Alman birlikleri tarafından 1940 yılında işgal edilen Hollanda'da gıda ithalatı durdu ve ülkede üretilen gıdanın bir kısmı Almanya'ya gönderildi. Bu süreçte ciddi bir kıtlık yaşandı ve 2 binden fazla çocuğun doğum kayıtları incelendi.

Sonuçlar, gebelik sırasında yetersiz beslenmeye maruz kalan bebeklerin ilerleyen yıllarda daha fazla kronik hastalığa yakalanma riski taşıdığını ortaya koydu. En büyük etkiler, organ gelişiminin başladığı ilk trimesterde yaşanan kıtlıkla ilişkilendirildi.

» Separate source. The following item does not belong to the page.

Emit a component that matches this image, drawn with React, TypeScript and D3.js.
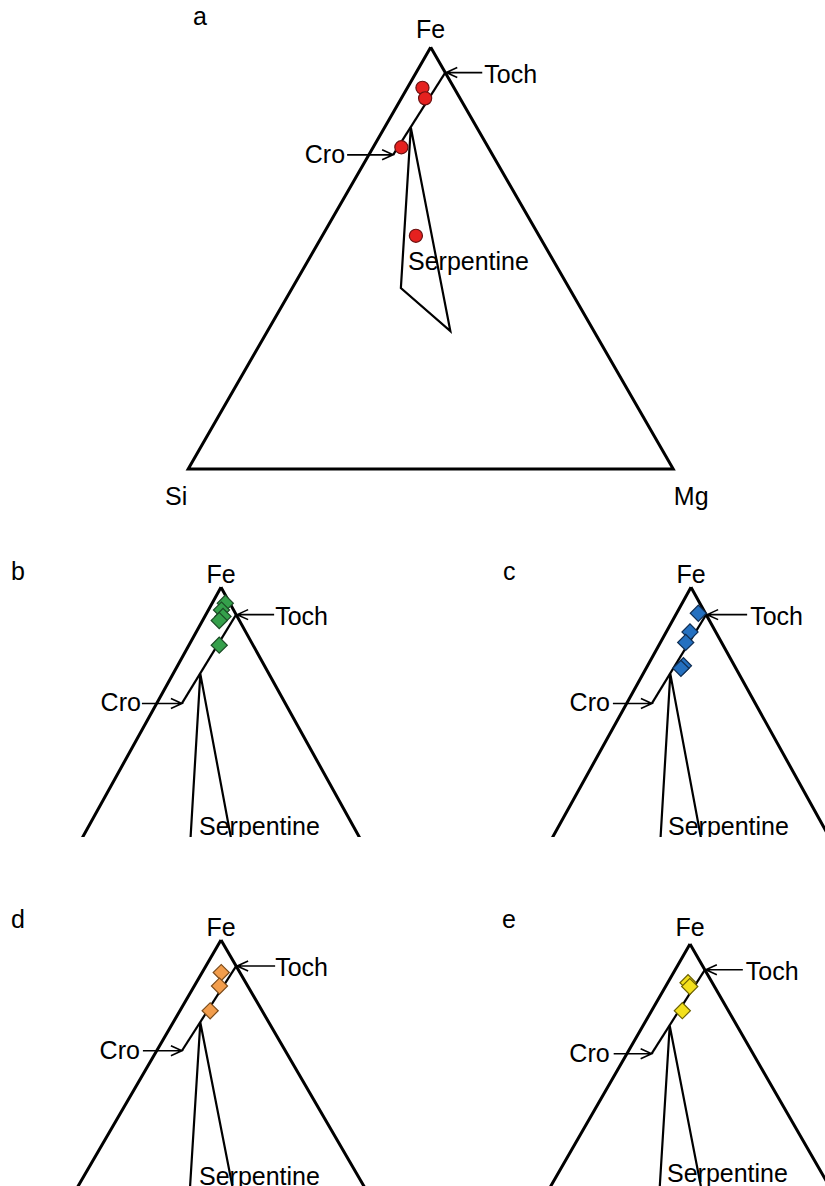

Araştırmacılar, kıtlığa maruz kalmanın şu hastalıkları tetikleyebileceğini belirtti:

  • Kardiyovasküler hastalıklar
  • Tip 2 diyabet
  • Böbrek hastalıkları
  • Solunum bozuklukları

Özellikle kıtlığa erken maruz kalan kadınlarda obezite, meme kanseri ve ölüm riskinin arttığı gözlemlendi. Aynı zamanda, doğum öncesi kıtlık yaşayan bireylerin ilerleyen yaşlarında daha fazla anksiyete ve depresyon semptomları sergilediği tespit edildi.

Sigara ve epigenetik değişimler

Araştırmalar, sigara tüketiminin de epigenetik değişikliklere neden olduğunu gösteriyor. Özellikle ağır sigara içen bireylerde bu değişiklikler çok daha belirgin hale geliyor. Sigaranın yalnızca kişiyi değil, genetik ifadeyi de etkileyerek nesiller boyu sürebilecek sonuçlar doğurabileceği vurgulanıyor.

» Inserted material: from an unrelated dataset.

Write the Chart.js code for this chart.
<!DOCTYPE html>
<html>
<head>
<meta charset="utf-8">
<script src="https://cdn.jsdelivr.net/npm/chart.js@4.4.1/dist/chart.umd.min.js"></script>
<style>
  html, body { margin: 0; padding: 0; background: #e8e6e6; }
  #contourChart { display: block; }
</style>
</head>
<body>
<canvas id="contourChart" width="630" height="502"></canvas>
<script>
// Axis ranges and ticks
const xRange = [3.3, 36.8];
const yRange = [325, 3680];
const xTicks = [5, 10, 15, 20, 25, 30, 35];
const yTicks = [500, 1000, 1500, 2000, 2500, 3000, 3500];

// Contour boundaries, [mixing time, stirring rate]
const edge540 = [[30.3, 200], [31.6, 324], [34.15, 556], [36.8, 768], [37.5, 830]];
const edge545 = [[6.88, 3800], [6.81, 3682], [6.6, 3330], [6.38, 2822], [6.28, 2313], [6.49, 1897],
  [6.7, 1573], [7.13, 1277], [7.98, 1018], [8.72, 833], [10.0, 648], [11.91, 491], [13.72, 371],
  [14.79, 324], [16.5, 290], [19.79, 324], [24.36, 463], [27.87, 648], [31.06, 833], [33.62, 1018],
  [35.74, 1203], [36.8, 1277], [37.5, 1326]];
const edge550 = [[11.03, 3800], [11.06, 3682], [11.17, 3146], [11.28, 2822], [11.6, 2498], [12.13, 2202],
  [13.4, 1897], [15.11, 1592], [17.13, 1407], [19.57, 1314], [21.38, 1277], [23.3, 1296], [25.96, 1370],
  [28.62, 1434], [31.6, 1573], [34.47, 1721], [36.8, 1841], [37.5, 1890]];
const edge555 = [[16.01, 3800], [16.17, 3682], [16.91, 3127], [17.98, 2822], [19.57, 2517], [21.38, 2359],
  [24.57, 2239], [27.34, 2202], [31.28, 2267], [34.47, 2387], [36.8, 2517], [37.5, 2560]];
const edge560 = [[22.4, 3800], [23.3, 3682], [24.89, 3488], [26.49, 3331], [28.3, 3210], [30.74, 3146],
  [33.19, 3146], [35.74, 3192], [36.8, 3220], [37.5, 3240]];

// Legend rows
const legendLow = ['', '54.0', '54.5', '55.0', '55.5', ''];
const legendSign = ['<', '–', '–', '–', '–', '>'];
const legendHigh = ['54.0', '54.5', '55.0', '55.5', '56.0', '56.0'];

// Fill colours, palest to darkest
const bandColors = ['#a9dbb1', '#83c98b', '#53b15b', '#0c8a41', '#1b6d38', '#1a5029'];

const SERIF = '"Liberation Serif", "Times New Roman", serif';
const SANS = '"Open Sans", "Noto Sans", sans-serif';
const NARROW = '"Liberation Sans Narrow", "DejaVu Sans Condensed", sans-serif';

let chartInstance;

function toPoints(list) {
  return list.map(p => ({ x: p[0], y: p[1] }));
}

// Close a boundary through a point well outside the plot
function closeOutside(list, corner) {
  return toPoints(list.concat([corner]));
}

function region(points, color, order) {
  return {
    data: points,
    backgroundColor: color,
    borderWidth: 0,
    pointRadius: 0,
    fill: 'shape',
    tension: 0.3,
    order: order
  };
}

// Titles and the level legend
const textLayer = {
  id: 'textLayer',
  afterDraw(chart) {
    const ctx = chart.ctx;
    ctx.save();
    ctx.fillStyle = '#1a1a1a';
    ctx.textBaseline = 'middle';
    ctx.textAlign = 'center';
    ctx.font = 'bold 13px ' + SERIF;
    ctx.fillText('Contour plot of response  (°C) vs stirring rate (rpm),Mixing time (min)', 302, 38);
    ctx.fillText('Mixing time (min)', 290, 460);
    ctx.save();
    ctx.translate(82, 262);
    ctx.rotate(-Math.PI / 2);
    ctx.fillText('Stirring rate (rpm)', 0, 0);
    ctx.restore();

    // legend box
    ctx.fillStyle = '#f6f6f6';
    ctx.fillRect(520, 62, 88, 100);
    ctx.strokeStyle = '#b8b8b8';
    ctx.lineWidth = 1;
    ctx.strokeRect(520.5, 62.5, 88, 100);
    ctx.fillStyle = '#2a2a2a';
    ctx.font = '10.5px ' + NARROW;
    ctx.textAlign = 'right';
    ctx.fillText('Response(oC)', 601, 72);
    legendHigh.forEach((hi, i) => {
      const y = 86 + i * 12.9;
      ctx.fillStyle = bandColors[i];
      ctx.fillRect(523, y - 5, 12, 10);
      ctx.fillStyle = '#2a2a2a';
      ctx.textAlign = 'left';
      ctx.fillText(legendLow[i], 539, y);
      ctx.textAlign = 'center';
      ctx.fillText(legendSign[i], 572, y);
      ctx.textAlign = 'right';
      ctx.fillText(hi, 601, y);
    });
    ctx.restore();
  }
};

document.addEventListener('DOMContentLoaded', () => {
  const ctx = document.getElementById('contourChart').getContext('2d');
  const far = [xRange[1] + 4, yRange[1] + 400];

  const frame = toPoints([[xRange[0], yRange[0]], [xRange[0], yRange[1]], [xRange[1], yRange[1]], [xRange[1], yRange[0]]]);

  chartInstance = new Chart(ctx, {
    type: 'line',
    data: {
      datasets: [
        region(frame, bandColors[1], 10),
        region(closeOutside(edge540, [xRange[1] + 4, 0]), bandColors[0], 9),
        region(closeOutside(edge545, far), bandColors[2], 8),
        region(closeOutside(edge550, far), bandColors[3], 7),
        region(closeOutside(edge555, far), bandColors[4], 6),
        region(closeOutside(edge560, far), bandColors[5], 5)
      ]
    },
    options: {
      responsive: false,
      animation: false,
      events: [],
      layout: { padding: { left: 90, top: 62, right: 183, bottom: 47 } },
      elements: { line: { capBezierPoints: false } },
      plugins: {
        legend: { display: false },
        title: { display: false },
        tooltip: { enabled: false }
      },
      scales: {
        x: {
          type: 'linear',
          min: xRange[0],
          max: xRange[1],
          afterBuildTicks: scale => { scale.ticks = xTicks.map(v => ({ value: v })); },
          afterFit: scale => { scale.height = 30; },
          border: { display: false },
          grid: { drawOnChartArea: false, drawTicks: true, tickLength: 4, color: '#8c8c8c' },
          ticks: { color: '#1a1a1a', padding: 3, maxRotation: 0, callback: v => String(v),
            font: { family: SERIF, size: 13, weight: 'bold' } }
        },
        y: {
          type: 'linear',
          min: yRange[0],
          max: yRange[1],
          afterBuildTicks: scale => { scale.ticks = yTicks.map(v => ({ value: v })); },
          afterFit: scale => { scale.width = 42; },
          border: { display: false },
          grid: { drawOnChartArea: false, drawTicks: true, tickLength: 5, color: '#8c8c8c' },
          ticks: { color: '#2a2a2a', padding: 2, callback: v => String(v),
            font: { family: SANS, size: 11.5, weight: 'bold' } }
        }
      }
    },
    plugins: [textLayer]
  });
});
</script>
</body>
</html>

Çocukluk stresi ve iltihaplanma ilişkisi

Yakın zamanda yapılan bir araştırma, stresin çocuklar üzerindeki etkisini ve yetişkinlikte iltihaplanma ile bağlantısını inceledi. CRP (C-reaktif protein), vücuttaki iltihaplanma seviyesini gösteren önemli bir biyolojik belirteç olarak kullanıldı.

Çalışmada, düşük sosyoekonomik koşullarda yetişen 60 ila 79 yaşlarındaki İngiliz kadınların, daha varlıklı ortamlarda büyüyenlere kıyasla daha yüksek CRP seviyelerine sahip olduğu tespit edildi. Benzer şekilde, daha az eğitimli ebeveynleri olan orta yaşlı kadınların CRP seviyeleri, eğitimli ebeveynlere sahip bireylere göre daha yüksek çıktı.

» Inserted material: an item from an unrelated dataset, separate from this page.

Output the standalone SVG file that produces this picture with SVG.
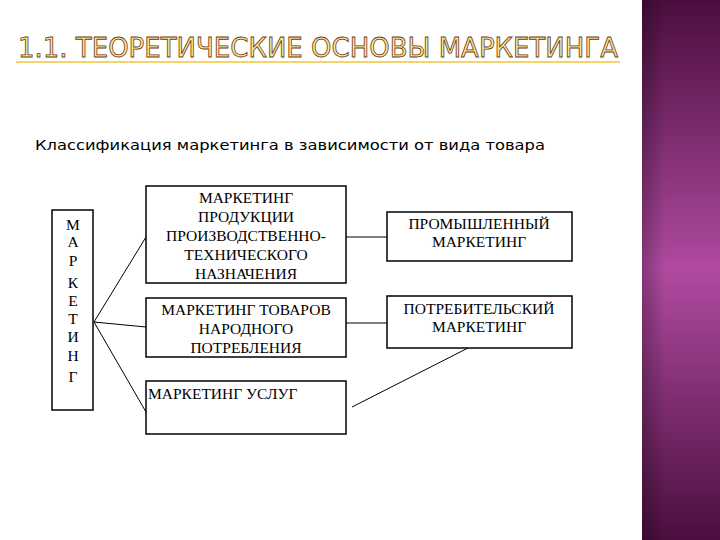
<svg xmlns="http://www.w3.org/2000/svg" width="720" height="540" viewBox="0 0 720 540">
<defs>
<linearGradient id="pg" x1="0" y1="0" x2="0" y2="1">
<stop offset="0" stop-color="#4a0e3e"/>
<stop offset="0.5" stop-color="#b04aa0"/>
<stop offset="1" stop-color="#4a0e3e"/>
</linearGradient>
<linearGradient id="ph" x1="0" y1="0" x2="1" y2="0">
<stop offset="0" stop-color="#000" stop-opacity="0.25"/>
<stop offset="0.3" stop-color="#000" stop-opacity="0"/>
</linearGradient>
</defs>
<style>
.b{fill:#fff;stroke:#000;stroke-width:1.5}
.t{font-family:"Liberation Serif",serif;font-size:15.5px;fill:#000;text-anchor:middle}
.c line{stroke:#000;stroke-width:1}
</style>
<rect width="720" height="540" fill="#fff"/>
<rect x="642" y="0" width="78" height="540" fill="url(#pg)"/>
<rect x="642" y="0" width="78" height="540" fill="url(#ph)"/>
<text x="18" y="57" font-family="'DejaVu Sans',sans-serif" font-size="26" fill="#ffe9a0" stroke="#6b3b10" stroke-width="0.8" textLength="600" lengthAdjust="spacing">1.1. ТЕОРЕТИЧЕСКИЕ ОСНОВЫ МАРКЕТИНГА</text>
<rect x="16" y="61" width="604" height="2" fill="#f3d36a"/>
<text x="35" y="150" font-family="'DejaVu Sans',sans-serif" font-size="14" fill="#000" textLength="510" lengthAdjust="spacingAndGlyphs">Классификация маркетинга в зависимости от вида товара</text>
<g class="c">
<line x1="94" y1="322" x2="146" y2="237"/>
<line x1="94" y1="322" x2="146" y2="327"/>
<line x1="94" y1="322" x2="146" y2="412"/>
<line x1="346" y1="237" x2="387" y2="237"/>
<line x1="346" y1="323" x2="387" y2="323"/>
<line x1="352" y1="407" x2="468" y2="348"/>
</g>
<g id="m"><rect class="b" x="52" y="210" width="41" height="200"/>
<g class="t"><text x="73" y="230">М</text><text x="73" y="247">А</text><text x="73" y="266">Р</text><text x="73" y="288">К</text><text x="73" y="306">Е</text><text x="73" y="324">Т</text><text x="73" y="342">И</text><text x="73" y="361">Н</text><text x="73" y="382">Г</text></g></g>
<g id="n1"><rect class="b" x="146" y="186" width="200" height="97"/>
<g class="t"><text x="246" y="203">МАРКЕТИНГ</text><text x="246" y="222">ПРОДУКЦИИ</text><text x="246" y="241">ПРОИЗВОДСТВЕННО-</text><text x="246" y="260">ТЕХНИЧЕСКОГО</text><text x="246" y="279">НАЗНАЧЕНИЯ</text></g></g>
<g id="n2"><rect class="b" x="146" y="298" width="200" height="59"/>
<g class="t"><text x="246" y="315">МАРКЕТИНГ ТОВАРОВ</text><text x="246" y="334">НАРОДНОГО</text><text x="246" y="353">ПОТРЕБЛЕНИЯ</text></g></g>
<g id="n3"><rect class="b" x="146" y="381" width="200" height="53"/>
<text class="t" x="148" y="399" style="text-anchor:start">МАРКЕТИНГ УСЛУГ</text></g>
<g id="n4"><rect class="b" x="387" y="212" width="185" height="49"/>
<g class="t"><text x="479" y="229">ПРОМЫШЛЕННЫЙ</text><text x="479" y="247">МАРКЕТИНГ</text></g></g>
<g id="n5"><rect class="b" x="387" y="296" width="185" height="52"/>
<g class="t"><text x="479" y="314">ПОТРЕБИТЕЛЬСКИЙ</text><text x="479" y="332">МАРКЕТИНГ</text></g></g>
</svg>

Bu bulgular, erken yaşta yoksulluk ve stres yaşayan bireylerin, ilerleyen yaşlarda daha fazla stres hormonu salgıladığını ve vücutlarının sürekli bir iltihaplanma süreci içinde olabileceğini gösteriyor. Bu durum, kalp hastalıkları ve diğer kronik rahatsızlıklar için risk faktörü oluşturuyor.